# COLLECTED MATERIAL:

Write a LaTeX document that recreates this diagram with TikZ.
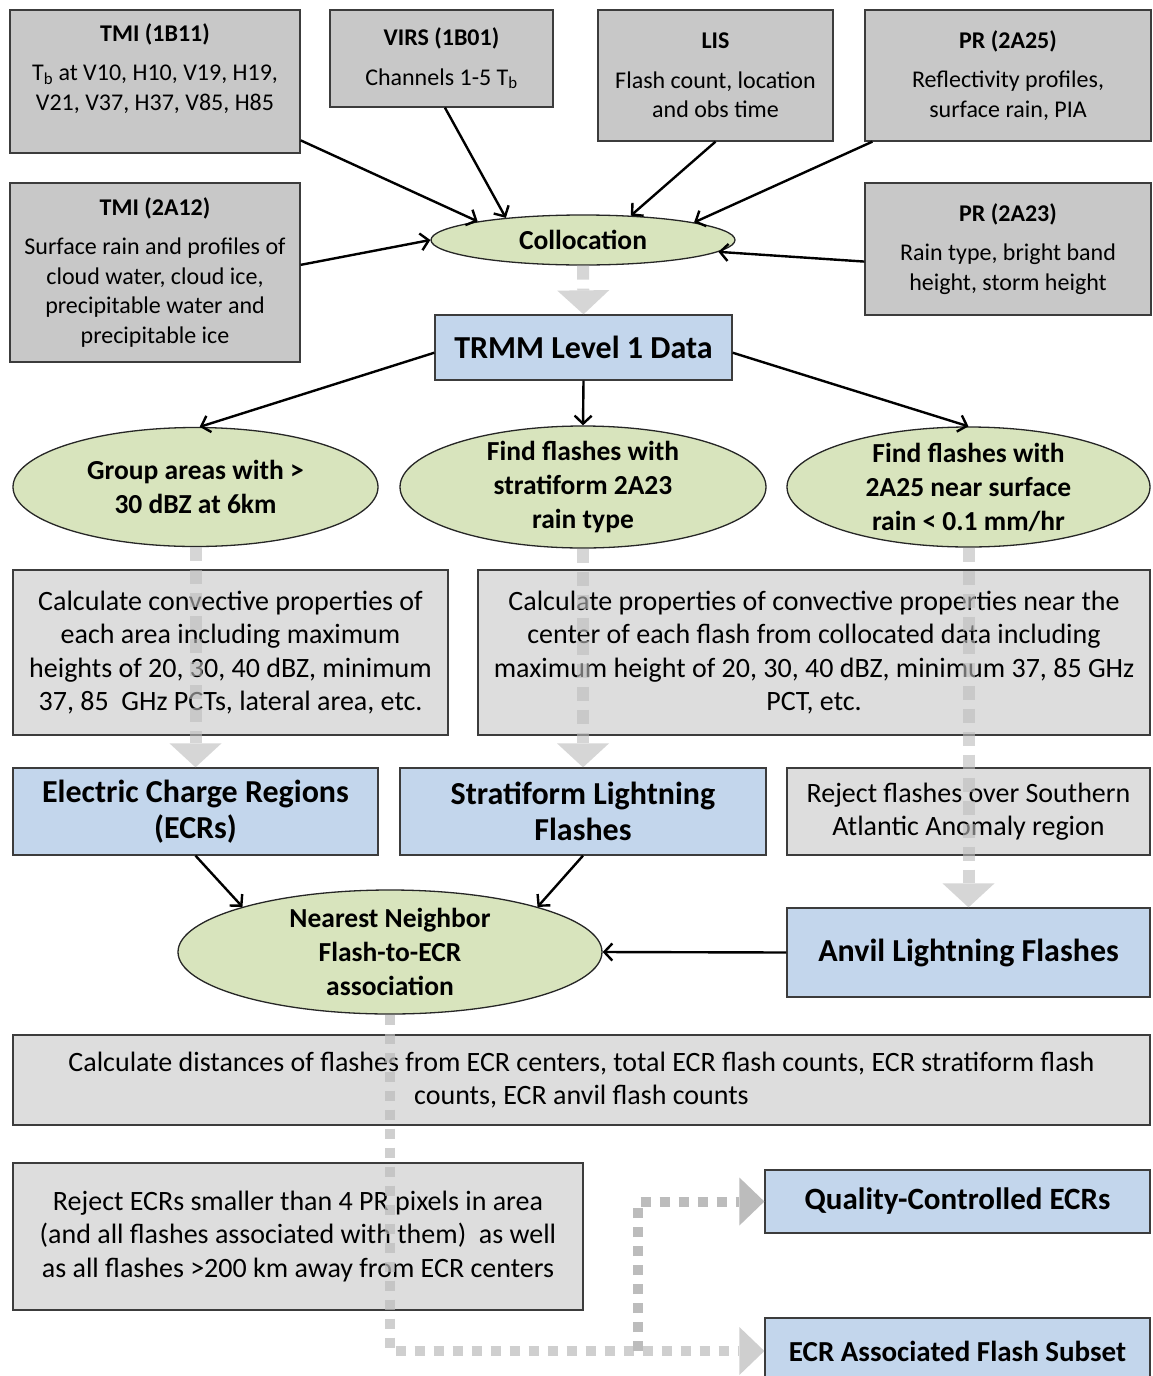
\documentclass[tikz,border=0pt]{standalone}
\usepackage{fontspec}
\setmainfont{Carlito}
\usetikzlibrary{shapes,arrows.meta}
\definecolor{srcgray}{RGB}{200,200,200}
\definecolor{procgray}{RGB}{221,221,221}
\definecolor{resblue}{RGB}{195,214,236}
\definecolor{stepgreen}{RGB}{216,228,189}
\definecolor{edgegray}{RGB}{60,60,60}
\definecolor{flowgray}{RGB}{188,188,188}
\newcommand{\fsz}[2]{\fontsize{#1}{#2}\selectfont}

\begin{document}
\begin{tikzpicture}[x=1pt,y=-1pt,
	srcbox/.style={rectangle,draw=edgegray,line width=1.3pt,fill=srcgray,align=center,inner sep=0pt,font=\fsz{24}{29.5}},
	procbox/.style={rectangle,draw=edgegray,line width=1.3pt,fill=procgray,align=center,inner sep=0pt,font=\fsz{28}{33.5}},
	resbox/.style={rectangle,draw=edgegray,line width=1.3pt,fill=resblue,align=center,inner sep=0pt,font=\bfseries\fsz{32}{36}},
	stepell/.style={ellipse,draw=black!85,line width=1.3pt,fill=stepgreen,align=center,inner xsep=0pt,inner ysep=-24pt,font=\bfseries\fsz{27.5}{34}},
	arr/.style={line width=2.4pt,-{Straight Barb[length=8pt,width=17pt]}},
	flow/.style={flowgray,opacity=.6,line width=12pt,dash pattern=on 14pt off 9pt,-{Triangle[width=52pt,length=24pt,line width=0pt]}},
	dots/.style={flowgray,line width=10pt,dash pattern=on 10pt off 9pt,-{Triangle[width=48pt,length=25pt,line width=0pt]}}]

	% page
	\fill[white] (0,0) rectangle (1152,1376);
	\useasboundingbox (0,0) rectangle (1152,1376);

	% draw input products
	\node[srcbox,minimum width=290pt,minimum height=143pt] (tmiA) at (155,81.5) {\textbf{TMI (1B11)}\\[10pt] T\textsubscript{b} at V10, H10, V19, H19,\\ V21, V37, H37, V85, H85\\ \mbox{}};
	\node[srcbox,minimum width=223pt,minimum height=97pt] (virs) at (441.5,58.5) {\textbf{VIRS (1B01)}\\[10pt] Channels 1-5 T\textsubscript{b}};
	\node[srcbox,minimum width=235pt,minimum height=131pt] (lis) at (715.5,75.5) {\textbf{LIS}\\[10pt] Flash count, location\\ and obs time};
	\node[srcbox,minimum width=286pt,minimum height=131pt] (prA) at (1008,75.5) {\textbf{PR (2A25)}\\[10pt] Reflectivity profiles,\\ surface rain, PIA};
	\node[srcbox,minimum width=290pt,minimum height=179pt] (tmiB) at (155,272.5) {\textbf{TMI (2A12)}\\[10pt] Surface rain and profiles of\\ cloud water, cloud ice,\\ precipitable water and\\ precipitable ice};
	\node[srcbox,minimum width=286pt,minimum height=132pt] (prB) at (1008,249) {\textbf{PR (2A23)}\\[10pt] Rain type, bright band\\ height, storm height};

	% draw steps
	\node[stepell,minimum width=304pt,minimum height=50pt] (coll) at (583,240) {Collocation};
	\node[resbox,minimum width=297pt,minimum height=65pt] (trmm) at (583.5,347.5) {TRMM Level 1 Data};
	\node[stepell,minimum width=365pt,minimum height=119pt] (grp) at (195.5,487) {Group areas with >\\ 30 dBZ at 6km};
	\node[stepell,minimum width=366pt,minimum height=122pt] (strat) at (583,487) {Find flashes with\\ stratiform 2A23\\ rain type};
	\node[stepell,minimum width=363pt,minimum height=120pt] (lowr) at (968.5,487) {Find flashes with\\ 2A25 near surface\\ rain < 0.1 mm/hr};

	\node[procbox,minimum width=435pt,minimum height=165pt] (convc) at (230.5,652.5) {Calculate convective properties of\\ each area including maximum\\ heights of 20, 30, 40 dBZ, minimum\\ 37, 85\ \ GHz PCTs, lateral area, etc.};
	\node[procbox,minimum width=672pt,minimum height=165pt] (propc) at (814,652.5) {Calculate properties of convective properties near the\\ center of each flash from collocated data including\\ maximum height of 20, 30, 40 dBZ, minimum 37, 85 GHz\\ PCT, etc.};

	\node[resbox,minimum width=365pt,minimum height=87pt] (ecr) at (195.5,811.5) {Electric Charge Regions\\ (ECRs)};
	\node[resbox,minimum width=366pt,minimum height=87pt] (strl) at (583,811.5) {Stratiform Lightning\\ Flashes};
	\node[procbox,minimum width=363pt,minimum height=87pt] (rejsaa) at (968.5,811.5) {Reject flashes over Southern\\ Atlantic Anomaly region};
	\node[resbox,minimum width=363pt,minimum height=89pt] (anvil) at (968.5,952.5) {Anvil Lightning Flashes};
	\node[stepell,minimum width=424pt,minimum height=124pt] (nn) at (390,952) {Nearest Neighbor\\ Flash-to-ECR\\ association};

	\node[procbox,minimum width=1137pt,minimum height=90pt] (dist) at (581.5,1080) {Calculate distances of flashes from ECR centers, total ECR flash counts, ECR stratiform flash\\ counts, ECR anvil flash counts};
	\node[procbox,minimum width=570pt,minimum height=147pt] (rejecr) at (298,1236.5) {Reject ECRs smaller than 4 PR pixels in area\\ (and all flashes associated with them)\ \ as well\\ as all flashes >200 km away from ECR centers};
	\node[resbox,font=\bfseries\fsz{31}{34},minimum width=385pt,minimum height=63pt] (qc) at (957.5,1201.5) {Quality-Controlled ECRs};
	\node[resbox,font=\bfseries\fsz{29}{34},minimum width=385pt,minimum height=66pt] (subset) at (957.5,1351) {ECR Associated Flash Subset};

	% draw arrows
	\draw[arr] (tmiA.-22) -- (coll.170);
	\draw[arr] (virs.-86) -- (coll.164);
	\draw[arr] (lis.south) -- (coll.27);
	\draw[arr] (prA.206) -- (coll.9);
	\draw[arr] (tmiB.3) -- (coll.west);
	\draw[arr] (prB.185) -- (coll.-5);

	\draw[arr] (trmm.182) -- (grp.86);
	\draw[arr] (trmm.south) -- (strat.north);
	\draw[arr] (trmm.-2) -- (lowr.north);

	\draw[arr] (ecr.south) -- (nn.163);
	\draw[arr] (strl.south) -- (nn.17);
	\draw[arr] (anvil.west) -- (nn.east);

	% draw gray flows
	\draw[flow] (coll.south) -- (trmm.north);
	\draw[flow] (grp.south) -- (ecr.north);
	\draw[flow] (strat.south) -- (strl.north);
	\draw[flow] (lowr.south) -- (anvil.north);

	\coordinate (fork) at (638,1351);
	\draw[dots,opacity=.7] (nn.south) |- (subset.west);
	\draw[dots] (fork) |- (qc.west);
\end{tikzpicture}
\end{document}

# PROMPT:
Find the string "with" in the listing and return every line that holds it.

# OUTPUT OF THE EXERCISE:
Write a LaTeX document that recreates this diagram with TikZ.
	\node[stepell,minimum width=365pt,minimum height=119pt] (grp) at (195.5,487) {Group areas with >\\ 30 dBZ at 6km};
	\node[stepell,minimum width=366pt,minimum height=122pt] (strat) at (583,487) {Find flashes with\\ stratiform 2A23\\ rain type};
	\node[stepell,minimum width=363pt,minimum height=120pt] (lowr) at (968.5,487) {Find flashes with\\ 2A25 near surface\\ rain < 0.1 mm/hr};
	\node[procbox,minimum width=570pt,minimum height=147pt] (rejecr) at (298,1236.5) {Reject ECRs smaller than 4 PR pixels in area\\ (and all flashes associated with them)\ \ as well\\ as all flashes >200 km away from ECR centers};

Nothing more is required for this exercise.